Former President Joe Biden sued the Justice Department on Tuesday, asking a federal judge to block the release of audio recordings and transcripts of private conversations he had with the ghostwriter of his 2017 memoir. The case is tied to a 2024 Freedom of Information Act request filed by the conservative Heritage Foundation.
The suit says the recordings capture a year of Biden’s life that began during the Thanksgiving holiday in 2014, when he and Mark Zwonitzer were working on Promise Me, Dad: A Year of Hope, Hardship, and Purpose. Biden argues those conversations contain personal information protected from disclosure under FOIA laws, and that every American — including a sitting or former vice president — has a right to privacy in personal conversations inside his own home.
The move comes as the Justice Department had already told Biden it planned to release the material. In February, the department notified him of its intention to turn over the audio recordings and transcripts to the plaintiffs in the FOIA case. Then, on May 5, the Office of the Deputy Attorney General told his counsel the department had made a final decision to release the materials, with limited redactions, to the Heritage plaintiffs and to Congress on June 15.

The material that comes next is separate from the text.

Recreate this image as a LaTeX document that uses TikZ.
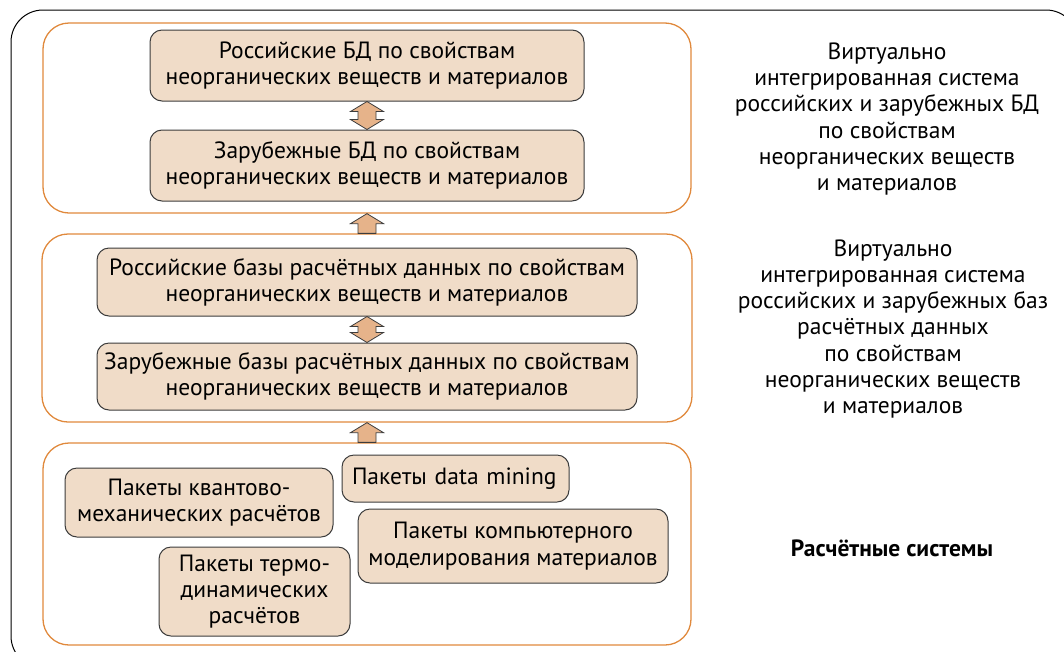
\documentclass[tikz,border=0pt]{standalone}
\usepackage{fontspec}
\setmainfont{PT Sans}
\usetikzlibrary{calc}

\definecolor{boxfill}{HTML}{F0DCC8}
\definecolor{arrowfill}{HTML}{E6B38A}
\definecolor{layerline}{HTML}{E0893C}
\definecolor{boxline}{HTML}{3C3C3C}

\newcommand{\boxfont}{\fontsize{23.5}{26.3}\selectfont}

% arrow shapes between named anchors
\newcommand{\liftarrow}[2]{%
  \draw[flowarrow] (#1) -- ++(16.5,10) -- ++(-7.5,0) -- ($(#2)+(9,0)$)
    -- ($(#2)+(-9,0)$) -- ($(#1)+(-9,10)$) -- ++(-7.5,0) -- cycle;}
\newcommand{\swaparrow}[2]{%
  \draw[flowarrow] (#1) -- ++(16.5,10) -- ++(-7.5,0) -- ($(#2)+(9,-10)$)
    -- ++(7.5,0) -- (#2) -- ++(-16.5,-10) -- ++(7.5,0)
    -- ($(#1)+(-9,10)$) -- ++(-7.5,0) -- cycle;}

\tikzset{
  layer/.style={draw=layerline, line width=1.3pt, rounded corners=26pt, inner sep=0pt},
  dbbox/.style={draw=boxline, fill=boxfill, line width=1pt, rounded corners=12pt,
    align=center, inner sep=0pt, font=\boxfont},
  flowarrow/.style={draw=boxline, fill=arrowfill, line width=0.8pt},
  sidelabel/.style={align=center, font=\boxfont},
}

\begin{document}
\begin{tikzpicture}[x=1pt, y=-1pt]
    \useasboundingbox (0,0) rectangle (1064,651);

    % Outer frame
    \begin{scope}
        \clip (0,0) rectangle (1064,651);
        \draw[black, line width=1pt, rounded corners=32pt] (11,10) rectangle (1078,668);
    \end{scope}

    % Layers
    \node[layer, minimum width=648pt, minimum height=190pt] (g1) at (367,118) {};
    \node[layer, minimum width=650pt, minimum height=188pt] (g2) at (367,328) {};
    \node[layer, minimum width=648pt, minimum height=202pt] (g3) at (367,544) {};

    % Databases
    \node[dbbox, minimum width=434pt, minimum height=71pt] (a1) at (367,65.5)
        {Российские БД по свойствам\\неорганических веществ и материалов};
    \node[dbbox, minimum width=434pt, minimum height=71pt] (a2) at (367,165.5)
        {Зарубежные БД по свойствам\\неорганических веществ и материалов};

    \node[dbbox, minimum width=540pt, minimum height=68pt] (b1) at (367,282)
        {Российские базы расчётных данных по свойствам\\неорганических веществ и материалов};
    \node[dbbox, minimum width=540pt, minimum height=67pt] (b2) at (367,376.5)
        {Зарубежные базы расчётных данных по свойствам\\неорганических веществ и материалов};

    % Packages
    \node[dbbox, minimum width=268pt, minimum height=69pt] (c1) at (199,502.5)
        {Пакеты квантово-\\механических расчётов};
    \node[dbbox, minimum height=47pt, text width=207pt, inner xsep=10pt, align=left] (c2) at (455.5,478.5)
        {Пакеты data\nobreak\ \mbox{mining}};
    \node[dbbox, minimum width=310pt, minimum height=74pt] (c3) at (513,546)
        {Пакеты компьютерного\\моделирования материалов};
    \node[dbbox, minimum width=191pt, minimum height=89pt] (c4) at (254.5,591.5)
        {Пакеты термо-\\динамических\\расчётов};

    % Arrows
    \swaparrow{a1.south}{a2.north}
    \liftarrow{g1.south}{g2.north}
    \swaparrow{b1.south}{b2.north}
    \liftarrow{g2.south}{g3.north}

    % Side labels
    \node[sidelabel] (l1) at (887,119) {Виртуально\\интегрированная система\\российских и зарубежных БД\\по свойствам\\неорганических веществ\\и материалов};
    \node[sidelabel] (l2) at (893,329) {Виртуально\\интегрированная система\\российских и зарубежных баз\\расчётных данных\\по свойствам\\неорганических веществ\\и материалов};
    \node[sidelabel, font=\boxfont\bfseries] (l3) at (892,548) {Расчётные системы};

\end{tikzpicture}
\end{document}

The legal fight is not only about memoir tapes. The Heritage Foundation also sought records that then-special counsel Robert Hur used in writing parts of his 2023 report on Biden’s handling of classified documents. That report described Biden as “painfully slow, with Mr. Biden struggling to remember events and straining at times to read and relay his own notebook entries.” The audio of Hur interviewing Biden about the classified documents later confirmed memory lapses that White House officials had denied at the time, though Hur declined to criminally charge him.
Biden’s attorney, Amy Jeffress, said the department had reversed its position and did so without a formal explanation. She also argued that the government’s switch left Biden exposed to the release of deeply personal conversations that were recorded for a memoir, not for public consumption. The Justice Department previously withheld the materials and said they were exempt from disclosure, but under President Donald Trump’s second term it changed course and moved toward release.
Without court intervention, the recordings and transcripts will be released on June 15. For Biden, the case is now as much about whether the government can still protect private conversations once they are folded into a public-records fight as it is about the old memories those tapes contain.